Granted, you would also need to do the same for whatever you're comparing it against. Fossil fuels have profound negative impact beyond fatalities, like pollution, supporting cruel regimes, environmental spills, and more. And also climate change.

Dams exacerbate water evaporation and disrupt ecosystems. Solar panels require vast amounts of land to generate significant power.

> 2) If your argument is "it's better than the worst alternative" then your argument is not very good. You should be comparing to power sources that are not fossil fuel-based, which is the real alternative we want to move toward

And what are those alternatives? Renewables need to be backed by a dispatchable source to deal with intermittency. If your country already gets 30-50% of its power from hydroelectricity that's great. But for most places, this means fossil fuels. The reality is that the alternatives like wind and solar are really wind and solar plus fossil fuels.

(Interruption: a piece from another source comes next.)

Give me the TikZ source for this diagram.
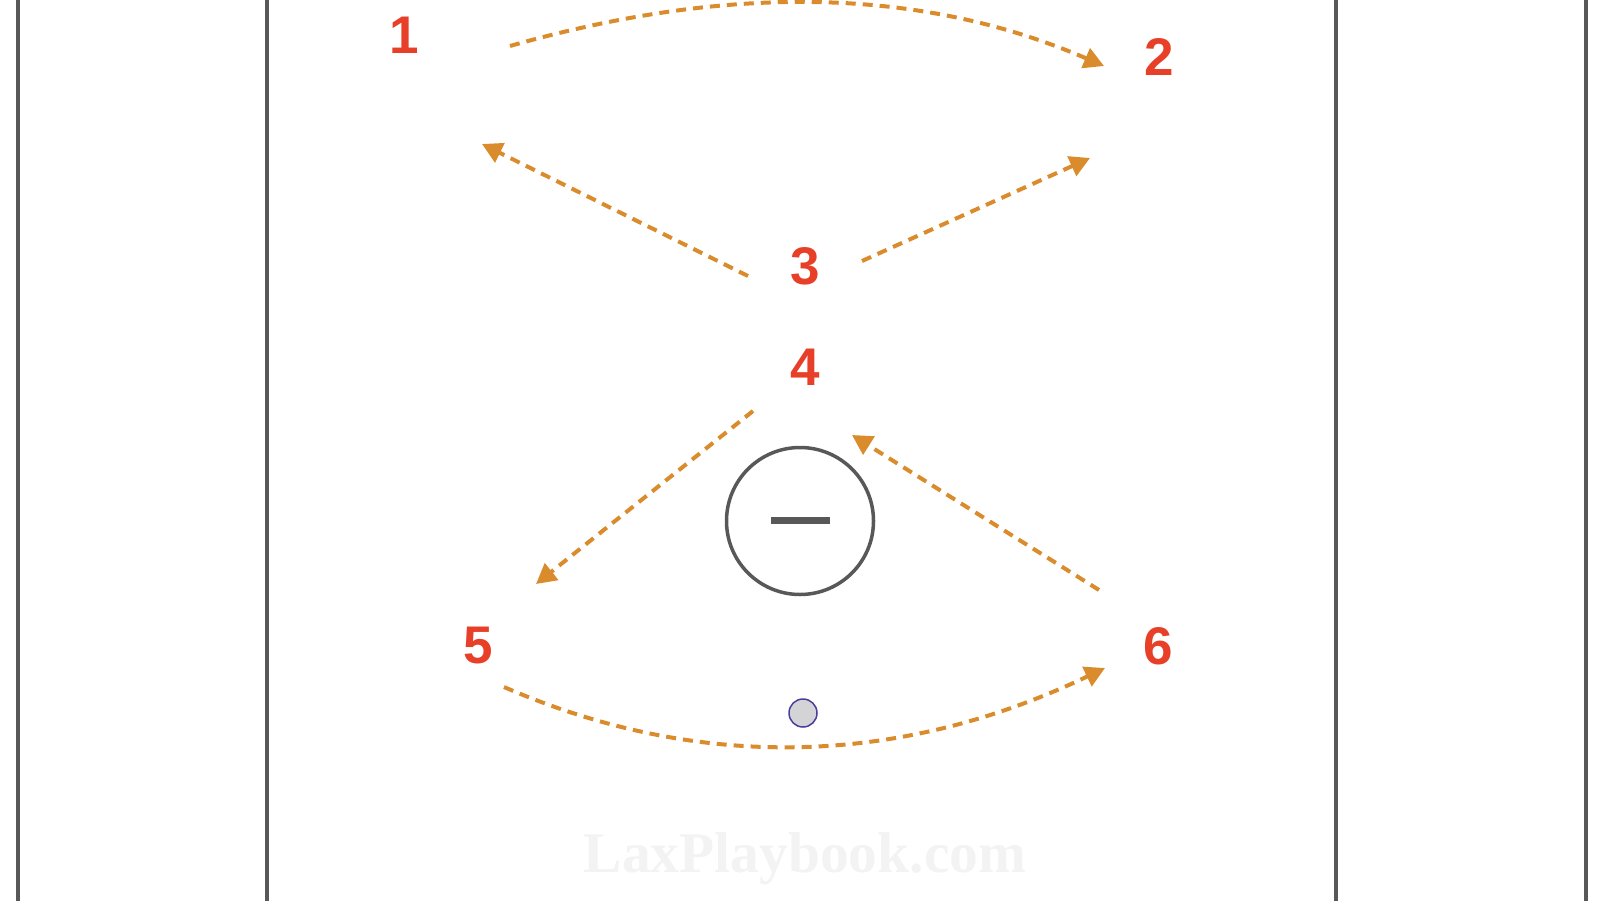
\documentclass[tikz,border=0pt]{standalone}
\usepackage{fontspec}
\setmainfont{Liberation Serif}
\newfontfamily\numfont{Liberation Sans}
\usetikzlibrary{arrows.meta}
\definecolor{fieldline}{RGB}{88,88,88}
\definecolor{numred}{RGB}{232,64,40}
\definecolor{passorange}{RGB}{218,140,45}
\definecolor{ballfill}{RGB}{212,212,214}
\definecolor{ballrim}{RGB}{72,62,158}
\definecolor{wmark}{RGB}{243,243,243}
\tikzset{
  player/.style={font=\numfont\bfseries\fontsize{53}{60}\selectfont, text=numred, inner sep=0pt},
  pass/.style={draw=passorange, line width=4pt, dash pattern=on 10pt off 7pt,
    -{Triangle[length=20pt,width=21pt]}},
  fline/.style={draw=fieldline, line width=3.5pt},
}
\begin{document}
\begin{tikzpicture}[x=1pt,y=-1pt]
\useasboundingbox (0,0) rectangle (1600,900);
% watermark
\node[anchor=base, text=wmark, font=\bfseries\fontsize{57.5}{66}\selectfont, inner sep=0pt] (wm) at (805,872) {LaxPlaybook.com};
% field lines
\draw[fline] (18,-5) -- (18,905);
\draw[fline] (267,-5) -- (267,905);
\draw[fline] (1336,-5) -- (1336,905);
\draw[fline] (1586,-5) -- (1586,905);
% players
\node[player] (p1) at (404,35) {1};
\node[player] (p2) at (1159,57) {2};
\node[player] (p3) at (805,266) {3};
\node[player] (p4) at (805,367) {4};
\node[player] (p5) at (478,646) {5};
\node[player] (p6) at (1158,646) {6};
% goalie crease
\node[circle, draw=fieldline, line width=3.5pt, minimum size=147pt, inner sep=0pt] (crease) at (800,521) {};
\fill[fieldline] (771,517) rectangle (830,524);
% ball
\node[circle, fill=ballfill, draw=ballrim, line width=1.5pt, minimum size=28pt, inner sep=0pt] (ball) at (803,713) {};
% pass endpoints
\coordinate (a1s) at (510,46);  \coordinate (a1e) at (1104,66);
\coordinate (a2s) at (748,276); \coordinate (a2e) at (482,144);
\coordinate (a3s) at (862,261); \coordinate (a3e) at (1090,158);
\coordinate (a4s) at (753,411); \coordinate (a4e) at (536,584);
\coordinate (a5s) at (1099,590);\coordinate (a5e) at (852,435);
\coordinate (a6s) at (504,687); \coordinate (a6e) at (1105,668);
% passes
\draw[pass] (a1s) .. controls (735,-18) and (925,-11) .. (a1e);
\draw[pass] (a2s) -- (a2e);
\draw[pass] (a3s) -- (a3e);
\draw[pass] (a4s) -- (a4e);
\draw[pass] (a5s) -- (a5e);
\draw[pass] (a6s) .. controls (700,772) and (900,766) .. (a6e);
\end{tikzpicture}
\end{document}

"Plus fossil fuels" is, again, a markedly temporary situation. Numerous storage methods are still vying for which will end up cheapest. Batteries look like they will end up the most expensive, but easiest to field. Underground and underwater compressed air are being proved out. A GW-scale liquified-air system is coming online in UK. We will need efficient electrolytic H2 and NH3 processes anyway, and both are good for both storage and fuel.

So, burning LNG continues for a while because the equipment is already in place, and nobody wants to invest immediately in what might not end up the cheapest storage, or anyway is not yet nearly so cheap as it will shortly be when volume balloons.

Underground compressed air is compatible with existing LNG turbines. Liquified-air storage has useful side products. Fuel you will make anyway is a good storage medium too.

Global battery production remains in the low hundreds of gigawatt hours annually. And only a small fraction of that is going to grid storage, in the single-digit gigawatt hours. Global electricity consumption is 60 TWh per day and continuing to rise. Alternatives like compressed air, hydrogen, thermal batteries, etc. still remain in the prototyping phase. Whether or not they prove to be viable is totally unknown.

We are going to be in this markedly temporary situation until we experience a miraculous breakthrough in energy storage that yields several orders-of-magnitude improvement. Breakthrough technology that's 10-20 years away often stays 10-20 years away for a lot longer than that.

Since we will not need to rely on batteries for utility energy storage, battery production capacity is no impediment to renewable grid storage buildout.

There are plenty of known viable storage methods, which you oddly omit all of except compressed air. There are no impediments to their implementation beyond simply scaling up; no new materials science, no new physics or chemistry, or industrial process barriers need to be solved. It is just not clear which will end up cheapest in each use environment.

Other, less mature technologies, e.g. electrically synthesizing ammonia and hydrogen efficiently, need to be developed anyway, and once developed, will also be incidentally useful for storage. Their independent industrial demand will drive fast improvement, so they may come to displace the others.

There absolutely are impediments to implementation. Producing hydrogen efficiently through electrolysis demands very effective electrodes which we are still trying to develop, for example. We only know that these solutions ar hypothetically possible, not that they are viable. Let alone viable at scale. Let alone cheaper than existing options.

Until one of those storage methods actually becomes viable at scale, rather than in laboratories, we'll be burning fossil fuels.

You pivot again to hydrogen, which is not among the cheap, currently-viable alternatives being scaled.
1) Fatality statistics are the best measurement we have. Sure, there's a long tail of lesser impacts for nuclear power; there's also a long tail of disabilities and reduced life expectancies for pollution too.

2) How about "it's better than other power sources that can consistently service base load"?

When it comes to base load, nuclear is pretty interesting. I remember reading that some plants sell electricity at below cost during low periods (nighttime in some locations), since they can't ramp the reactor up or down quickly.

It's a situation where both intermittent renewable sources and nuclear plants would benefit from a way to store excess produced energy

Love the base load argument… if only there was a way to store electricity, we’d stop hearing these ridiculous “base load” arguments
You mean, if only there was an economically viable way to store electricity. Still waiting on that one.
Batteries. Economic viability is the next argument when you externalise the true cost (carbon).
Carbon is not the only possible cost to the environment. Building batteries is not exactly easy on the planet either.
You mine a resource (lithium), that can be recycled endlessly with very little loss.

You are right about Cobalt, but it is already being reduced/removed.

It's not even comparable to fossil fuel mining (even though technically it is fossil fuel mining). Because it's recyclable, so we aren't "losing" any material, in the form of converting it to an unproductive/hazardous byproduct.